The specific contract language hasn't been made public, but most other service contracts secure a player's presence at organization events and keeps their image within the brand. In addition, Carter said, they sometimes give the player a portion of merchandise sales connected with their name.
"These contracts are now strategic alliances and partnerships," Carter said. "This is a business. Pujols is part of the Angels family after he leaves the playing field."
Pujols and his wife, Deidre, have publicly said the Cardinals weren't as enthusiastic about including a personal services contract. William Dewitt III, the Cardinals president, didn't return calls seeking comment.
In 2006, a 10-year, $2 million personal services contract between Ozzie Smith and the Cardinals expired. Smith's duties basically consisted of showing up for opening day festivities and before playoff and World Series games. Otherwise, he remained largely out of sight after a dispute with former manager Tony La Russa.
Experts say personal service contracts operate in the same way as consulting contracts.

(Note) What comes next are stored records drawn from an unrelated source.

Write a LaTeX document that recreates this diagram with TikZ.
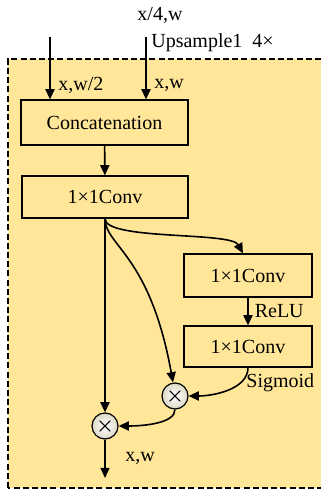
\documentclass[tikz,border=0pt]{standalone}
\usepackage{fontspec}
\setmainfont{Liberation Serif}
\usetikzlibrary{arrows.meta,backgrounds,positioning}
\definecolor{panel}{RGB}{255,230,153}
\definecolor{ballrim}{RGB}{222,218,200}

\begin{document}
\begin{tikzpicture}[
  x=0.5pt,y=0.5pt,
  blk/.style={rectangle,draw,line width=0.6pt,fill=panel,inner sep=0pt,font=\normalsize},
  mul/.style={circle,draw,line width=0.6pt,inner color=white,outer color=ballrim,inner sep=0pt,minimum size=13pt,font=\normalsize\boldmath},
  arr/.style={line width=0.8pt,-{Triangle[length=1.8mm,width=1.6mm]}},
  lbl/.style={font=\normalsize,inner sep=0pt}
]
  \clip (0,0) rectangle (321,489);
  \draw[dash pattern=on 3pt off 1.6pt,line width=0.6pt,fill=panel] (8,1) rectangle (330,430);

  \node[blk,minimum width=83.5pt,minimum height=22.5pt] (concat) at (104.5,366.5) {Concatenation};
  \node[blk,minimum width=83pt,minimum height=21pt]     (convA)  at (105,292)     {1×1Conv};
  \node[blk,minimum width=64pt,minimum height=21.5pt]   (convB)  at (248,213.5)   {1×1Conv};
  \node[blk,minimum width=64pt,minimum height=20.5pt]   (convC)  at (248,142.5)   {1×1Conv};
  \node[mul] (mulA) at (175,93) {$\times$};
  \node[mul] (mulB) at (105,63) {$\times$};

  \coordinate (in1) at (50,452);
  \coordinate (in2) at (146,452);
  \coordinate (out) at (105,11);

  \draw[arr] (in1) -- (in1 |- concat.north);
  \draw[arr] (in2) -- (in2 |- concat.north);
  \draw[arr] (concat) -- (convA);
  \draw[arr] (convA.south) -- (mulB);
  \draw[arr] (convA.south) .. controls +(0,-22) and +(-12,22) .. ([xshift=-2.5pt]convB.north);
  \draw[arr] (convA.south) .. controls +(0,-27) and +(-23,128) .. ([xshift=-1pt]mulA.north);
  \draw[arr] (convB) -- node[lbl,right=3pt]{ReLU} (convC);
  \draw[arr] (convC.south) .. controls +(0,-22) and +(24,0) .. (mulA.east);
  \draw[arr] (mulA.south) .. controls +(0,-14) and +(24,0) .. (mulB.east);
  \draw[arr] (mulB) -- (out);

  \node[lbl] (dimUp)  at (160,474) {x/4,w};
  \node[lbl,anchor=west] (upLbl) at (151,446) {Upsample1\ \ 4×};
  \node[lbl,anchor=west] (dimA) at (58,404) {x,w/2};
  \node[lbl,anchor=west] (dimB) at (154,404) {x,w};
  \node[lbl,anchor=west] (sigLbl) at (246,106) {Sigmoid};
  \node[lbl] (dimOut) at (140,31) {x,w};
\end{tikzpicture}
\end{document}
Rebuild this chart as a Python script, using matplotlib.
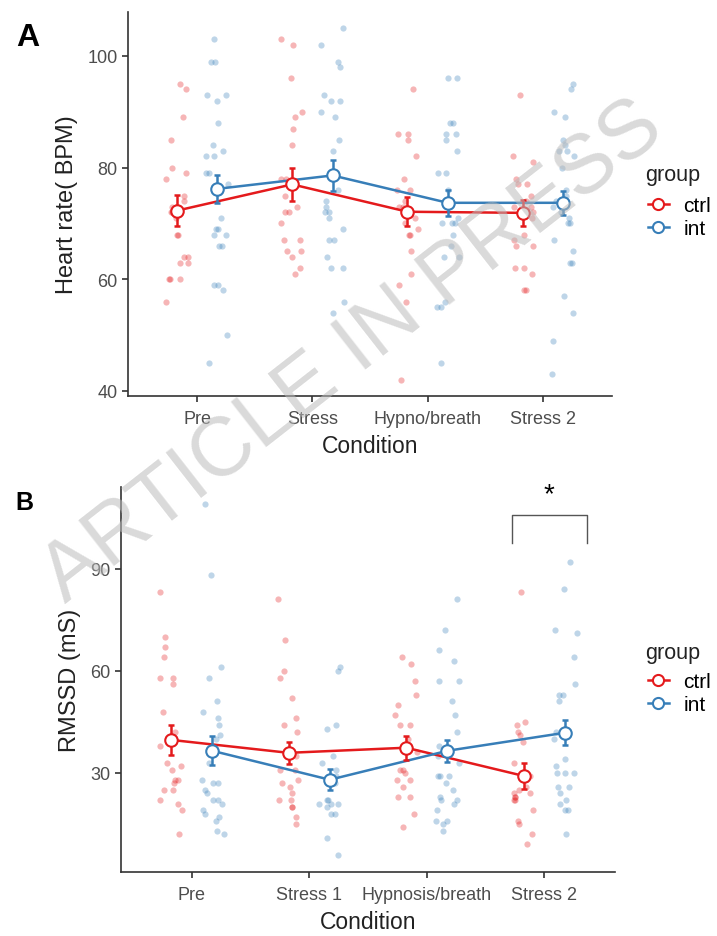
import matplotlib
matplotlib.use('Agg')
import matplotlib.pyplot as plt
import numpy as np
from matplotlib.lines import Line2D

plt.rcParams['font.family'] = ['Liberation Sans', 'DejaVu Sans']

RED = '#E41A1C'
BLUE = '#377EB8'

# ---- panel A: heart rate ----
hr_conditions = ['Pre', 'Stress', 'Hypno/breath', 'Stress 2']
hr_ctrl = [
    [95, 94, 89, 85, 80, 79, 78, 75, 74, 73, 73, 72, 72, 71, 68, 68, 64, 64, 63, 63, 60, 60, 60, 56],
    [103, 102, 96, 90, 89, 87, 84, 78, 78, 75, 73, 72, 72, 70, 67, 67, 65, 65, 64, 62, 61],
    [94, 86, 86, 85, 82, 78, 76, 76, 74, 73, 73, 71, 70, 69, 68, 68, 65, 61, 59, 56, 42],
    [93, 82, 81, 78, 77, 77, 75, 74, 73, 73, 72, 71, 68, 67, 66, 66, 62, 62, 61, 58, 58],
]
hr_int = [
    [103, 99, 99, 93, 93, 92, 88, 84, 83, 82, 82, 79, 79, 77, 71, 69, 69, 68, 68, 66, 66, 59, 59, 58, 50, 45],
    [105, 102, 99, 98, 93, 92, 92, 90, 89, 85, 83, 76, 74, 73, 72, 72, 71, 69, 67, 67, 64, 62, 62, 56, 54],
    [96, 96, 88, 88, 86, 86, 85, 83, 79, 79, 76, 71, 70, 70, 70, 68, 66, 64, 64, 56, 55, 55, 45],
    [95, 94, 90, 89, 85, 84, 83, 83, 82, 80, 76, 75, 74, 73, 72, 71, 70, 70, 67, 65, 63, 63, 57, 54, 49, 43],
]
hr_ctrl_mean = [72.3, 77.0, 72.1, 71.9]
hr_ctrl_se = [2.8, 2.9, 2.6, 2.3]
hr_int_mean = [76.2, 78.6, 73.7, 73.7]
hr_int_se = [2.5, 2.8, 2.3, 2.2]

# ---- panel B: RMSSD ----
rm_conditions = ['Pre', 'Stress 1', 'Hypnosis/breath', 'Stress 2']
rm_ctrl = [
    [83, 70, 67, 64, 58, 58, 56, 48, 42, 38, 33, 32, 31, 28, 28, 27, 25, 25, 22, 21, 19, 12],
    [81, 69, 60, 58, 52, 46, 44, 42, 35, 31, 31, 28, 27, 26, 24, 22, 22, 20, 20, 17, 15],
    [64, 62, 57, 53, 50, 47, 44, 44, 40, 36, 31, 31, 30, 28, 28, 26, 23, 23, 18, 14],
    [83, 45, 44, 42, 41, 39, 33, 29, 26, 25, 24, 24, 23, 23, 22, 22, 19, 16, 15, 12, 9],
]
rm_int = [
    [109, 88, 61, 58, 51, 48, 46, 44, 41, 40, 33, 28, 27, 27, 25, 24, 22, 22, 21, 19, 18, 17, 16, 13, 12],
    [61, 60, 44, 43, 35, 33, 31, 29, 27, 27, 22, 22, 21, 21, 21, 20, 18, 18, 11, 6],
    [81, 72, 66, 63, 57, 57, 51, 47, 42, 38, 35, 33, 29, 29, 29, 27, 25, 23, 22, 22, 21, 19, 16, 16, 15, 13],
    [92, 84, 72, 71, 64, 56, 53, 53, 51, 42, 40, 34, 32, 30, 30, 30, 26, 26, 24, 22, 21, 19, 19, 12],
]
rm_ctrl_mean = [39.7, 35.9, 37.4, 29.1]
rm_ctrl_se = [4.5, 3.2, 3.5, 3.8]
rm_int_mean = [36.5, 28.0, 36.5, 41.8]
rm_int_se = [4.2, 3.1, 3.2, 3.7]

rng = np.random.default_rng(7)
dodge = 0.175


def panel(ax, conds, ctrl, intv, cm, cse, im, ise, ylim, yticks, ylabel):
	x = np.arange(1, len(conds) + 1)
	for grp, col, off in [(ctrl, RED, -dodge), (intv, BLUE, dodge)]:
		for i, vals in enumerate(grp):
			jx = x[i] + off + rng.uniform(-0.1, 0.1, len(vals))
			ax.scatter(jx, vals, s=20, color=col, alpha=0.32, linewidths=0, zorder=2)
	for m, se, col, off in [(cm, cse, RED, -dodge), (im, ise, BLUE, dodge)]:
		ax.plot(x + off, m, color=col, lw=1.8, zorder=3)
		ax.errorbar(x + off, m, yerr=se, fmt='none', ecolor=col, elinewidth=1.8,
			capsize=2.5, capthick=1.8, zorder=4)
		ax.plot(x + off, m, 'o', ms=9, mfc='white', mec=col, mew=1.5, zorder=5)
	ax.set_xlim(0.4, 4.6)
	ax.set_ylim(*ylim)
	ax.set_xticks(x)
	ax.set_xticklabels(conds)
	ax.set_yticks(yticks)
	for s in ['top', 'right']:
		ax.spines[s].set_visible(False)
	for s in ['left', 'bottom']:
		ax.spines[s].set_color('#333333')
		ax.spines[s].set_linewidth(1.2)
	ax.tick_params(axis='both', labelsize=13, labelcolor='#4d4d4d', color='#333333',
		length=4, width=1.2)
	ax.tick_params(axis='x', pad=6)
	ax.set_xlabel('Condition', fontsize=16.5, color='#222222', labelpad=5)
	ax.set_ylabel(ylabel, fontsize=17, color='#222222', labelpad=7)


fig = plt.figure(figsize=(7.17, 9.37), dpi=100)
axA = fig.add_axes([0.1785, 0.5763, 0.675, 0.410])
axB = fig.add_axes([0.1688, 0.0683, 0.689, 0.411])

panel(axA, hr_conditions, hr_ctrl, hr_int, hr_ctrl_mean, hr_ctrl_se, hr_int_mean, hr_int_se,
	(39.1, 107.9), [40, 60, 80, 100], 'Heart rate( BPM)')
panel(axB, rm_conditions, rm_ctrl, rm_int, rm_ctrl_mean, rm_ctrl_se, rm_int_mean, rm_int_se,
	(0.9, 114), [30, 60, 90], 'RMSSD (mS)')

# significance bracket
bx0, bx1, by0, by1 = 3.72, 4.36, 97.6, 105.6
axB.plot([bx0, bx0, bx1, bx1], [by0, by1, by1, by0], color='#555555', lw=1, clip_on=False, zorder=6)
axB.text((bx0 + bx1) / 2, by1 + 2.5, '*', fontsize=20, ha='center', va='bottom', color='black')

handles = [Line2D([], [], color=RED, lw=1.8, marker='o', ms=8, mfc='white', mec=RED, mew=1.5),
	Line2D([], [], color=BLUE, lw=1.8, marker='o', ms=8, mfc='white', mec=BLUE, mew=1.5)]
for ytitle, ytop in [(175, 197), (653, 673)]:
	fig.text(645 / 717, 1 - ytitle / 937, 'group', fontsize=15.5, color='#222222', va='center')
	fig.legend(handles, ['ctrl', 'int'], loc='upper left',
		bbox_to_anchor=(648 / 717, 1 - ytop / 937), frameon=False, fontsize=15,
		handlelength=1.0, handletextpad=0.7, labelspacing=0.2, borderaxespad=0, borderpad=0)

fig.text(0.022, 1 - 38 / 937, 'A', fontsize=23, fontweight='bold', va='center')
fig.text(0.022, 1 - 503 / 937, 'B', fontsize=18, fontweight='bold', va='center')

# watermark
fig.text(0.492, 0.624, 'ARTICLE IN PRESS', fontsize=60, rotation=38, color='#bbbbbb',
	alpha=0.55, ha='center', va='center', zorder=10)

fig.savefig('out.png', dpi=100)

"These are just labels that have no formal meaning," said Royce Barondes, an associate law professor at the University of Missouri. "It's about the language, not the label."
Personal service contracts tend to involve requiring a tangible action, such as appearing at a baseball game. Consulting contracts are more about advice and expertise. In many cases, contracts can require both.
In recent years, the East St. Louis School District paid $25,000 to Olympic gold medalist Jackie Joyner-Kersee to organize a children's wellness program and appear at events.
Such agreements are also creeping into civic institutions. Peter Raven, the acclaimed former director of the Missouri Botanical Garden, was reported to be paid $277,890 for services after he retired in 2010. Raven took on the title of "president emeritus," where he gave advice and assisted in fundraising.
In 2008, August Busch IV was given a lucrative consulting deal after Anheuser-Busch was sold to Belgian brewer InBev. The deal had aspirations to go beyond simple consulting. The new company, Anheuser-Busch InBev, indicated the contract would make Busch its public ambassador. That never happened.
Busch's contract, which ends in 2013, pays him about $120,000 a month. It also gives Busch several perks, including a personal security detail and free access to events sponsored by A-B. He also signed a mutual "non-disparagement" covenant, limiting what he could say about InBev. The deal was similar to the Pujols arrangement. Busch was forbidden from working with other brewers.
Whether Pujols will return to Busch Stadium after his 20-year contract ends is anyone's guess.
In 1993, the Texas Rangers signed Nolan Ryan to a 10-year personal services contract that used him primarily for promotional and ceremonial roles. Ryan played there for only five seasons.
After that contract ended, Ryan took on a similar agreement with the Houston Astros, where he had played for nine seasons. It didn't last for long. Ryan has returned to the Texas Rangers organization, where he is now team president and part owner.